Оба и смеялись, и были мрачны, относились к себе и к окружающему критически.
К подъезду, большому, с каменными плитами-перилами, на которых вечерами и ночами были долгие беседы, целый клуб из дворников, ночных сторожей и городовых, была подана извощичья карета моих родителей. Наш постоянный, старый и сердитый кучер Ларион, очень обижавшийся, когда моя мать внушала ему, что ему пить вредно, и находивший, что без двух стаканов водки ему невозможно влезть на козлы, повез их в Кремль. Я смотрела из большого окна залы.

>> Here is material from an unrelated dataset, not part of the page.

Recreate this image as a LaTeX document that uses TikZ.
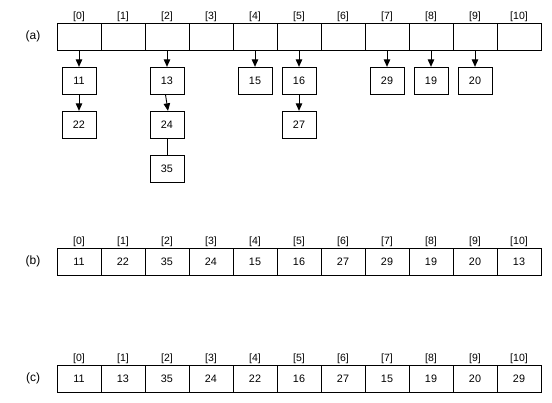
\documentclass[tikz,border=0pt]{standalone}
\usepackage{fontspec}
\setmainfont{Liberation Sans}
\usetikzlibrary{arrows.meta}
\begin{document}
\begin{tikzpicture}[x=1pt,y=-1pt,
  cell/.style={draw, line width=0.9pt, minimum width=44pt, minimum height=27pt, inner sep=0pt, font=\fontsize{10.8}{13}\selectfont},
  item/.style={draw, line width=0.9pt, minimum width=34pt, minimum height=27pt, inner sep=0pt, font=\fontsize{10.8}{13}\selectfont},
  idx/.style={anchor=south, inner sep=0.6pt, font=\fontsize{10.5}{12}\selectfont},
  lab/.style={inner sep=0pt, font=\fontsize{12}{14}\selectfont},
  ptr/.style={line width=0.9pt, -{Triangle[length=7.5pt,width=6.5pt]}},
  link/.style={line width=0.9pt}]
\useasboundingbox (0,0) rectangle (552,403);
% (a)
\node[lab] (la) at (33,36.8) {(a)};
\foreach \i in {0,...,10} {
  \node[cell] (a\i) at (79+44*\i,36.8) {};
  \node[idx] (ai\i) at (a\i.north) {[\i]};
}
\node[item] (n11) at (79,80.8) {11};
\node[item] (n22) at (79,124.8) {22};
\node[item] (n13) at (167,80.8) {13};
\node[item] (n24) at (167,124.8) {24};
\node[item] (n35) at (167,168.8) {35};
\node[item] (n15) at (255,80.8) {15};
\node[item] (n16) at (299,80.8) {16};
\node[item] (n27) at (299,124.8) {27};
\node[item] (n29) at (387,80.8) {29};
\node[item] (n19) at (431,80.8) {19};
\node[item] (n20) at (475,80.8) {20};
\draw[ptr] (a0) -- (n11);
\draw[ptr] (n11) -- (n22);
\draw[ptr] (a2) -- (n13);
\draw[ptr] ([xshift=-1.5pt]n13.south) -- ([xshift=1pt]n24.north);
\draw[link] (n24) -- (n35);
\draw[ptr] (a4) -- (n15);
\draw[ptr] (a5) -- (n16);
\draw[ptr] (n16) -- (n27);
\draw[ptr] (a7) -- (n29);
\draw[ptr] (a8) -- (n19);
\draw[ptr] (a9) -- (n20);
% (b)
\node[lab] (lb) at (33,261.7) {(b)};
\foreach \v [count=\i from 0] in {11,22,35,24,15,16,27,29,19,20,13} {
  \node[cell] (b\i) at (79+44*\i,261.7) {\v};
  \node[idx] (bi\i) at (b\i.north) {[\i]};
}
% (c)
\node[lab] (lc) at (33,378.7) {(c)};
\foreach \v [count=\i from 0] in {11,13,35,24,22,16,27,15,19,20,29} {
  \node[cell] (c\i) at (79+44*\i,378.7) {\v};
  \node[idx] (ci\i) at (c\i.north) {[\i]};
}
\end{tikzpicture}
\end{document}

Львов увидал, покачал головой и, вздернув комическим жестом плечи, закрыл лицо руками, словно желая спрятаться... За обедом шли рассказы... Архиерей сказал в речи, что самое плохое место могут скрасить честные люди...

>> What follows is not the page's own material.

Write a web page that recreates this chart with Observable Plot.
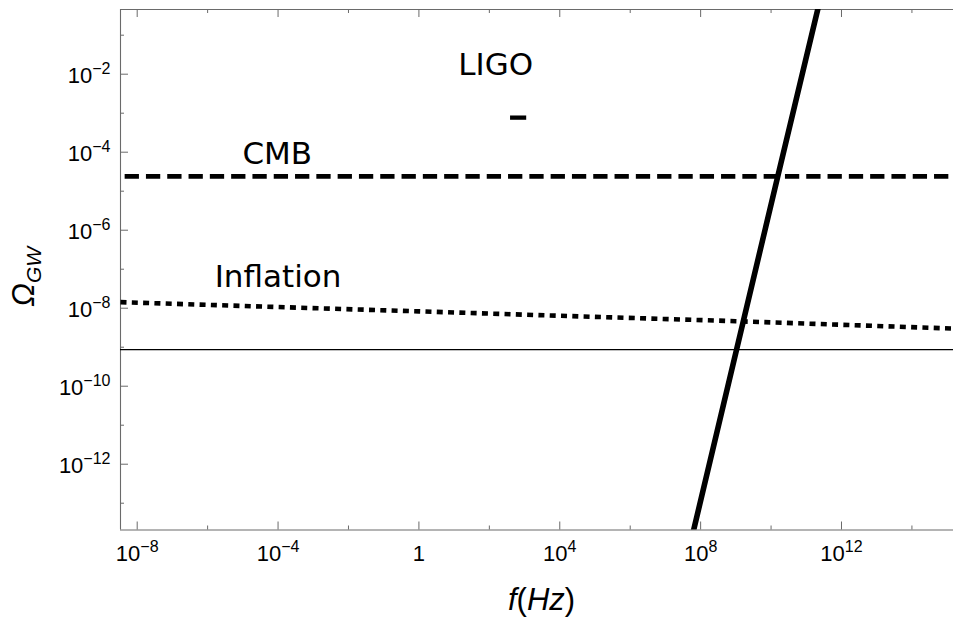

Мужики Зюзеньской, Мареинской и, кажется, Нагатинской волостей восторженно встретили назначение Львова, которого знали по прежней службе, -- поднесли ему просфору на деревянном блюде.

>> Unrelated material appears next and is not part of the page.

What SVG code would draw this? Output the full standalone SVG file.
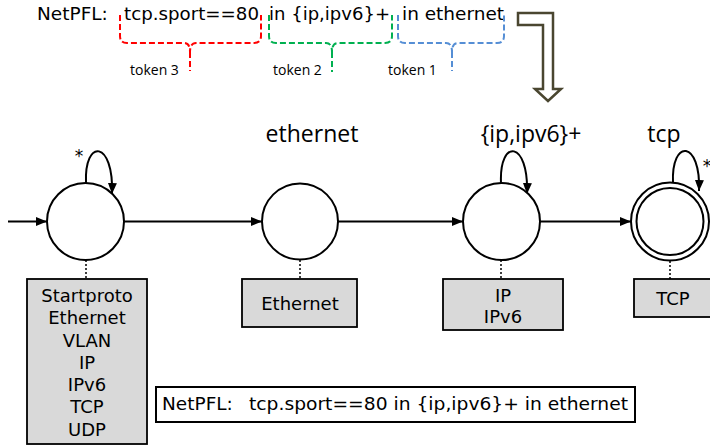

Брат с гордостью рассказывал об этом. То, что блюдо было деревянное, особенно нравилось нам.
У Львова было совсем особенное умение говорить с народом, с толпой, хотя вовсе не было исключительного красноречия. Меня очень занимало это. Всюду, где были осложнения, неприятности, даже волнения, -- посылали его, и все обходилось.
Когда приятели сослуживцы рассказывали о каких-нибудь "бунтах" и "историях", он слушал, посмеиваясь.
-- Ну, а вы? Что бы вы сделали? Как вы на них действуете? -- допрашивала я.
-- Не знаю, -- отвечал он спокойно: -- да, никак. Ну, поговорил бы, потрепал по плечу... Посмеялся бы...
Я никогда не видала его хвастливым. Скромность врожденная, искренняя, простая светилась всегда во всей его высокой фигуре, в лице, в серьезных, острых, думающих глазах.
Скоро и Львов и брат бросили службу и поселились вместе в Туле. Брат служил по юстиции, Львов по земству, Председателем Управы.